Entropy as a measure of class learning

I has just occurred to me that as teachers we work a piece of un-physical magic as we lead or guide a class through a course.
My reasoning goes as follows. At the start of the class, all the students are unknowns. We don't know how well they learn, how hard they are going to work, or what their ability is.
So if we define the entropy of the system in terms of all the possible outcomes, any student could potentially end up at any point in our class and the entropy is high.
in formula S = k Log(n)
where n is the number of possible states of the system, that is the number of different potential outcomes.
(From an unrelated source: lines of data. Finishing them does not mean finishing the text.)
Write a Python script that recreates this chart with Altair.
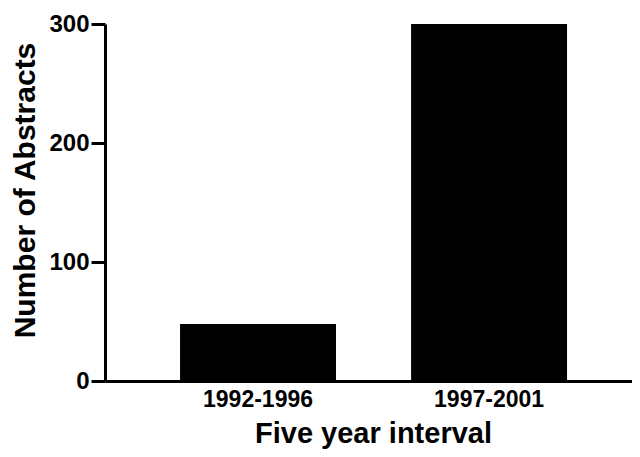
import altair as alt
import pandas as pd

intervals = ["1992-1996", "1997-2001"]
abstracts = [48, 300]
y_ticks = [0, 100, 200, 300]

df = pd.DataFrame({"interval": intervals, "abstracts": abstracts})

FONT = "Liberation Sans"

chart = alt.Chart(df).mark_bar(color="black").encode(
    x=alt.X(
        "interval:N",
        sort=intervals,
        title="Five year interval",
        scale=alt.Scale(paddingInner=0.325, paddingOuter=0.303, align=0.536),
        axis=alt.Axis(
            labelAngle=0,
            labelFont=FONT, labelFontSize=23, labelFontWeight="bold", labelColor="black",
            labelPadding=7,
            ticks=False,
            domainColor="black", domainWidth=3,
            titleFont=FONT, titleFontSize=29, titleFontWeight="bold", titleColor="black",
            titleX=268,
            titleY=38,
            titleBaseline="top",
            grid=False,
        ),
    ),
    y=alt.Y(
        "abstracts:Q",
        title="Number of Abstracts",
        scale=alt.Scale(domain=[0, 300], nice=False),
        axis=alt.Axis(
            values=y_ticks,
            labelFont=FONT, labelFontSize=24, labelFontWeight="bold", labelColor="black",
            labelPadding=2,
            tickColor="black", tickWidth=3, tickSize=14,
            domainColor="black", domainWidth=3,
            titleFont=FONT, titleFontSize=30, titleFontWeight="bold", titleColor="black",
            titleX=-65,
            titleY=166,
            grid=False,
        ),
    ),
).properties(
    width=527,
    height=357,
    autosize=alt.AutoSizeParams(type="none"),
    padding={"left": 97, "top": 16, "right": 0, "bottom": 68},
).configure_view(stroke=None)

chart.save("out.html", embed_options={"renderer": "svg", "actions": False})
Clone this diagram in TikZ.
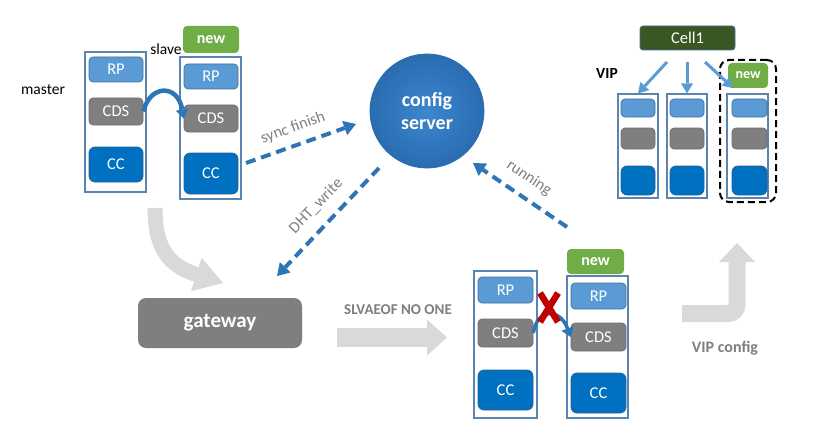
\documentclass[tikz,border=0pt]{standalone}
\usepackage{fontspec}
\setmainfont{Carlito}
\usetikzlibrary{arrows.meta}
\definecolor{rpc}{HTML}{5B9BD5}
\definecolor{rpd}{HTML}{41719C}
\definecolor{cdsc}{HTML}{7F7F7F}
\definecolor{cdsd}{HTML}{6F6F6F}
\definecolor{ccc}{HTML}{0070C0}
\definecolor{ccd}{HTML}{215F9A}
\definecolor{boxc}{HTML}{5B84B1}
\definecolor{newc}{HTML}{70AD47}
\definecolor{dblue}{HTML}{2E75B6}
\definecolor{cellc}{HTML}{385723}
\definecolor{lgray}{HTML}{7F7F7F}
\definecolor{bgray}{HTML}{D9D9D9}
\definecolor{redx}{HTML}{C00000}
\definecolor{cfgin}{HTML}{3C87CF}
\definecolor{cfgout}{HTML}{2A6CB0}
\tikzset{
  colbox/.style={draw=boxc, line width=1.2pt, fill=white, inner sep=0pt},
  rpbox/.style={fill=rpc, draw=rpd, line width=0.7pt, rounded corners=4pt, inner sep=0pt, text=white, font=\fontsize{16.5}{19}\selectfont},
  cdsbox/.style={fill=cdsc, draw=cdsd, line width=0.7pt, rounded corners=4pt, inner sep=0pt, text=white, font=\fontsize{16.5}{19}\selectfont},
  ccbox/.style={fill=ccc, draw=ccd, line width=0.7pt, rounded corners=6pt, inner sep=0pt, text=white, font=\fontsize{16.5}{19}\selectfont},
  newbox/.style={fill=newc, rounded corners=4pt, inner sep=0pt, text=white, font=\bfseries\fontsize{16}{19}\selectfont},
  dasharrow/.style={draw=dblue, line width=4pt, dash pattern=on 10pt off 6pt, -{Triangle[width=15pt,length=12pt,line width=0pt]}},
  curvearrow/.style={draw=dblue, line width=4.5pt, -{Triangle[width=13pt,length=9pt,line width=0pt]}},
  cellarrow/.style={draw=rpc, line width=3pt, -{Triangle[width=12pt,length=10pt,line width=0pt]}},
  lbl/.style={text=lgray, inner sep=0pt, font=\fontsize{16}{19}\selectfont},
  blbl/.style={text=lgray, inner sep=0pt, font=\bfseries\fontsize{15}{18}\selectfont},
  plain/.style={text=black, inner sep=0pt, font=\fontsize{15.5}{18}\selectfont},
}
\begin{document}
\begin{tikzpicture}[x=1pt,y=-1pt]
\useasboundingbox[fill=white] (0,0) rectangle (818,433);

% ---------- master / slave ----------
\node[plain] (tmaster) at (43,90) {master};
\node[plain] (tslave) at (166,49) {slave};

\node[colbox, minimum width=61pt, minimum height=140pt] (mbox) at (115.5,122) {};
\node[rpbox, minimum width=54pt, minimum height=25pt] (mrp) at (116,69.5) {RP};
\node[cdsbox, minimum width=54pt, minimum height=27pt] (mcds) at (116,111.5) {CDS};
\node[ccbox, minimum width=54pt, minimum height=35pt] (mcc) at (116,164.5) {CC};

\node[colbox, minimum width=61pt, minimum height=142pt] (sbox) at (210.5,128) {};
\node[newbox, minimum width=56pt, minimum height=27pt] (snew) at (211,39.5) {new};
\node[rpbox, minimum width=54pt, minimum height=25pt] (srp) at (211,76.5) {RP};
\node[cdsbox, minimum width=54pt, minimum height=27pt] (scds) at (211,118.5) {CDS};
\node[ccbox, minimum width=54pt, minimum height=41pt] (scc) at (211,173.5) {CC};

\draw[curvearrow] (mcds.east) .. controls (150,84) and (178,84) .. (scds.west);

% ---------- config server ----------
\node[circle, draw=cfgout, line width=0.8pt, inner color=cfgin, outer color=cfgout, minimum size=114pt, inner sep=0pt,
      text=white, align=center, font=\bfseries\fontsize{20}{23}\selectfont] (cfg) at (427,111) {config\\server};

\coordinate (sync0) at (246,163);
\coordinate (sync1) at (356,124);
\draw[dasharrow] (sync0) -- (sync1);
\node[lbl, rotate=20] (tsync) at (293,128) {sync finish};

\coordinate (dht0) at (379,168);
\coordinate (dht1) at (277,276);
\draw[dasharrow] (dht0) -- (dht1);
\node[lbl, rotate=46] (tdht) at (316,206) {DHT\_write};

\coordinate (run0) at (567,227);
\coordinate (run1) at (473,163);
\draw[dasharrow] (run0) -- (run1);
\node[lbl, rotate=-34] (trun) at (529,178) {running};

% ---------- gateway ----------
\coordinate (g0) at (155,208);
\coordinate (g1) at (223,283);
\draw[bgray, line width=15pt, -{Triangle[width=35pt,length=28pt,line width=0pt]}] (g0) .. controls (155,250) and (170,266) .. (g1);

\node[fill=cdsc, rounded corners=8pt, minimum width=164pt, minimum height=50pt, inner sep=0pt,
      text=white, font=\bfseries\fontsize{21}{25}\selectfont] (gw) at (220,323) {gateway};

\coordinate (s0) at (337,337.5);
\coordinate (s1) at (447,337.5);
\draw[bgray, line width=19pt, -{Triangle[width=36pt,length=20pt,line width=0pt]}] (s0) -- (s1);
\node[blbl] (tslv) at (398,310) {SLVAEOF NO ONE};

% ---------- bottom columns ----------
\node[colbox, minimum width=63pt, minimum height=147pt] (b1box) at (505.5,344.5) {};
\node[rpbox, minimum width=55pt, minimum height=26pt] (b1rp) at (505.5,290) {RP};
\node[cdsbox, minimum width=55pt, minimum height=28pt] (b1cds) at (505.5,333) {CDS};
\node[ccbox, minimum width=55pt, minimum height=40pt] (b1cc) at (505.5,390) {CC};

\node[colbox, minimum width=61pt, minimum height=142pt] (b2box) at (597.5,347) {};
\node[newbox, minimum width=57pt, minimum height=25pt] (b2new) at (595.5,261.5) {new};
\node[rpbox, minimum width=55pt, minimum height=26pt] (b2rp) at (598.5,296) {RP};
\node[cdsbox, minimum width=55pt, minimum height=28pt] (b2cds) at (598.5,337) {CDS};
\node[ccbox, minimum width=55pt, minimum height=40pt] (b2cc) at (598.5,393) {CC};

\draw[curvearrow, line width=3.5pt] (b1cds.east) .. controls (537,308) and (560,308) .. (b2cds.west);
\draw[redx, line width=6.5pt] (540,293) -- (558,322);
\draw[redx, line width=6.5pt] (558,293) -- (540,322);

% ---------- VIP config ----------
\coordinate (vc0) at (682,313.5);
\coordinate (vc1) at (737,243);
\draw[bgray, line width=17pt, rounded corners=9pt, -{Triangle[width=36pt,length=19pt,line width=0pt]}] (vc0) -| (vc1);
\node[blbl, font=\bfseries\fontsize{16}{19}\selectfont] (tvip) at (725,348) {VIP config};

% ---------- Cell1 ----------
\node[fill=cellc, draw=rpd, line width=0.8pt, rounded corners=3pt, minimum width=95pt, minimum height=24pt, inner sep=0pt,
      text=white, font=\fontsize{16.5}{19}\selectfont] (cell) at (687.5,38) {Cell1};
\node[plain, font=\bfseries\fontsize{15.5}{18}\selectfont] (tvip2) at (607,73) {VIP};

\node[colbox, minimum width=40pt, minimum height=104pt] (v1) at (638,146) {};
\node[rpbox, minimum width=34pt, minimum height=18pt] (v1a) at (638,108) {};
\node[cdsbox, minimum width=34pt, minimum height=21pt] (v1b) at (638,138.5) {};
\node[ccbox, minimum width=34pt, minimum height=29pt] (v1c) at (638,180.5) {};

\node[colbox, minimum width=40pt, minimum height=104pt] (v2) at (687,146) {};
\node[rpbox, minimum width=34pt, minimum height=18pt] (v2a) at (687,108) {};
\node[cdsbox, minimum width=34pt, minimum height=21pt] (v2b) at (687,138.5) {};
\node[ccbox, minimum width=34pt, minimum height=29pt] (v2c) at (687,180.5) {};

\node[draw=black, line width=2pt, dash pattern=on 7pt off 4pt, rounded corners=9pt, minimum width=56pt, minimum height=142pt, inner sep=0pt] (dbox) at (748,131) {};
\node[colbox, minimum width=41pt, minimum height=104pt] (v3) at (747.5,146) {};
\node[rpbox, minimum width=35pt, minimum height=18pt] (v3a) at (749.5,108) {};
\node[cdsbox, minimum width=35pt, minimum height=21pt] (v3b) at (749.5,138.5) {};
\node[ccbox, minimum width=35pt, minimum height=29pt] (v3c) at (749.5,180.5) {};
\node[newbox, minimum width=40pt, minimum height=25pt, font=\bfseries\fontsize{14}{17}\selectfont] (v3new) at (748,75.5) {new};

\coordinate (ca1) at (667,62);
\coordinate (ca2) at (687,62);
\coordinate (ca3) at (705,62);
\coordinate (ca3e) at (733,88);
\draw[cellarrow] (ca1) -- (v1.north);
\draw[cellarrow] (ca2) -- (v2.north);
\draw[cellarrow] (ca3) -- (ca3e);
\end{tikzpicture}
\end{document}
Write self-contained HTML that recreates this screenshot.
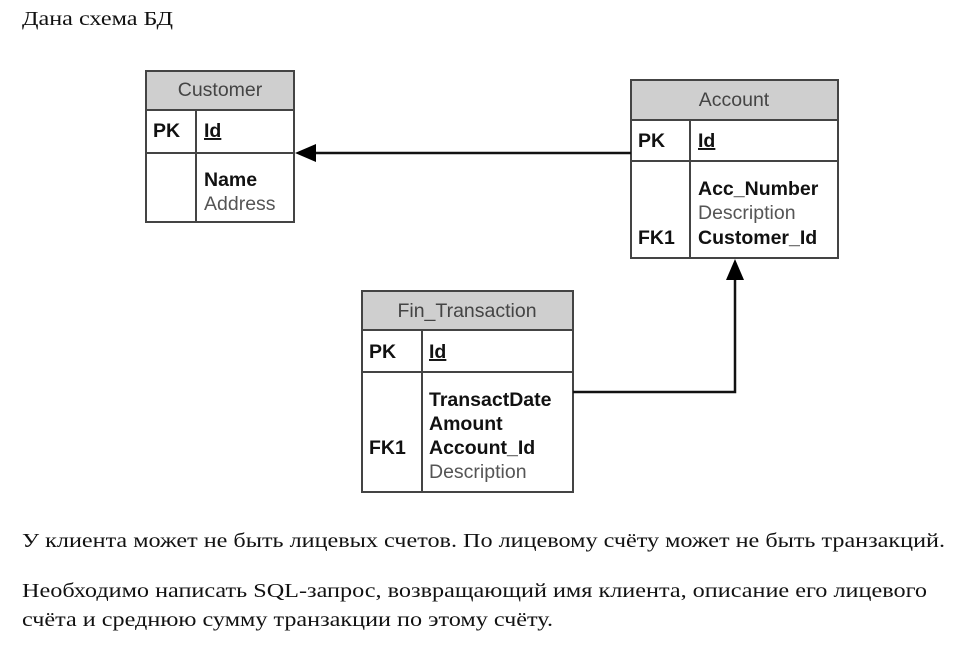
<!DOCTYPE html>
<html><head><meta charset="utf-8"><style>
html,body{margin:0;padding:0;background:#fff;}
svg{display:block}
.s{font-family:"Liberation Sans",sans-serif;font-size:19.5px;fill:#111}
.b{font-weight:bold}
.g{fill:#555}
.h{fill:#444}
.t{font-family:"Liberation Serif","Noto Serif CJK SC",serif;font-size:20px;fill:#111}
</style></head><body>
<svg width="955" height="647" viewBox="0 0 955 647" xmlns="http://www.w3.org/2000/svg">
<text class="t" x="22" y="25" textLength="151" lengthAdjust="spacingAndGlyphs">Дана схема БД</text>

<!-- Customer -->
<g stroke="#444" stroke-width="2" fill="none">
<rect x="146" y="71" width="148" height="39" fill="#cfcfcf"/>
<rect x="146" y="110" width="148" height="112" fill="#fff"/>
<line x1="146" y1="153" x2="294" y2="153"/>
<line x1="196" y1="110" x2="196" y2="222"/>
</g>
<text class="s h" x="220" y="96" text-anchor="middle">Customer</text>
<text class="s b" x="153" y="137">PK</text>
<text class="s b" x="204" y="137" text-decoration="underline">Id</text>
<text class="s b" x="204" y="186">Name</text>
<text class="s g" x="204" y="210">Address</text>

<!-- Account -->
<g stroke="#444" stroke-width="2" fill="none">
<rect x="631" y="80" width="207" height="40" fill="#cfcfcf"/>
<rect x="631" y="120" width="207" height="138" fill="#fff"/>
<line x1="631" y1="161" x2="838" y2="161"/>
<line x1="690" y1="120" x2="690" y2="258"/>
</g>
<text class="s h" x="734" y="106" text-anchor="middle">Account</text>
<text class="s b" x="638" y="147">PK</text>
<text class="s b" x="698" y="147" text-decoration="underline">Id</text>
<text class="s b" x="698" y="195">Acc_Number</text>
<text class="s g" x="698" y="219">Description</text>
<text class="s b" x="638" y="244">FK1</text>
<text class="s b" x="698" y="244">Customer_Id</text>

<!-- Fin_Transaction -->
<g stroke="#444" stroke-width="2" fill="none">
<rect x="362" y="291" width="211" height="39" fill="#cfcfcf"/>
<rect x="362" y="330" width="211" height="162" fill="#fff"/>
<line x1="362" y1="372" x2="573" y2="372"/>
<line x1="422" y1="330" x2="422" y2="492"/>
</g>
<text class="s h" x="467" y="317" text-anchor="middle">Fin_Transaction</text>
<text class="s b" x="369" y="358">PK</text>
<text class="s b" x="429" y="358" text-decoration="underline">Id</text>
<text class="s b" x="429" y="406">TransactDate</text>
<text class="s b" x="429" y="430">Amount</text>
<text class="s b" x="369" y="454">FK1</text>
<text class="s b" x="429" y="454">Account_Id</text>
<text class="s g" x="429" y="478">Description</text>

<!-- connectors -->
<g stroke="#111" stroke-width="2.5" fill="none">
<line x1="631" y1="153" x2="312" y2="153"/>
<polyline points="573,392 735,392 735,278"/>
</g>
<polygon points="295,153 316,144 316,162" fill="#000"/>
<polygon points="735,259 726,280 744,280" fill="#000"/>

<text class="t" x="22" y="547" textLength="923" lengthAdjust="spacingAndGlyphs">У клиента может не быть лицевых счетов. По лицевому счёту может не быть транзакций.</text>
<text class="t" x="22" y="597" textLength="905" lengthAdjust="spacingAndGlyphs">Необходимо написать SQL-запрос, возвращающий имя клиента, описание его лицевого</text>
<text class="t" x="22" y="626" textLength="531" lengthAdjust="spacingAndGlyphs">счёта и среднюю сумму транзакции по этому счёту.</text>
</svg>
</body></html>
If I have 30 students in the class, and I mark out of 100, then this comes to
S = k 30 Log (100) = 60 k.
After the first mid term,  when 30% of the marks have been decided,
 S = k 30 Log (70) = 55.4 k.
After the second midterm with only 40% of the marks to be decided by the final,
S = k 30 Log (40) = 48.1 k.
After the final, when all outcomes are clear,
S = 0.
As the semester (term) goes on the probable trajectory of each student becomes more constrained. with the system eventually resolving into one final configuration, the final marks, and the uncertainty about the progress of any given student has reduced to zero.  In thermodynamic terms, we have cooled the system by removing the entropy and condensed the educational gas which the students represented, into a set of distinct phases, one for each possible student outcome (mark)..

We have reduced the entropy of the system Can I say cool?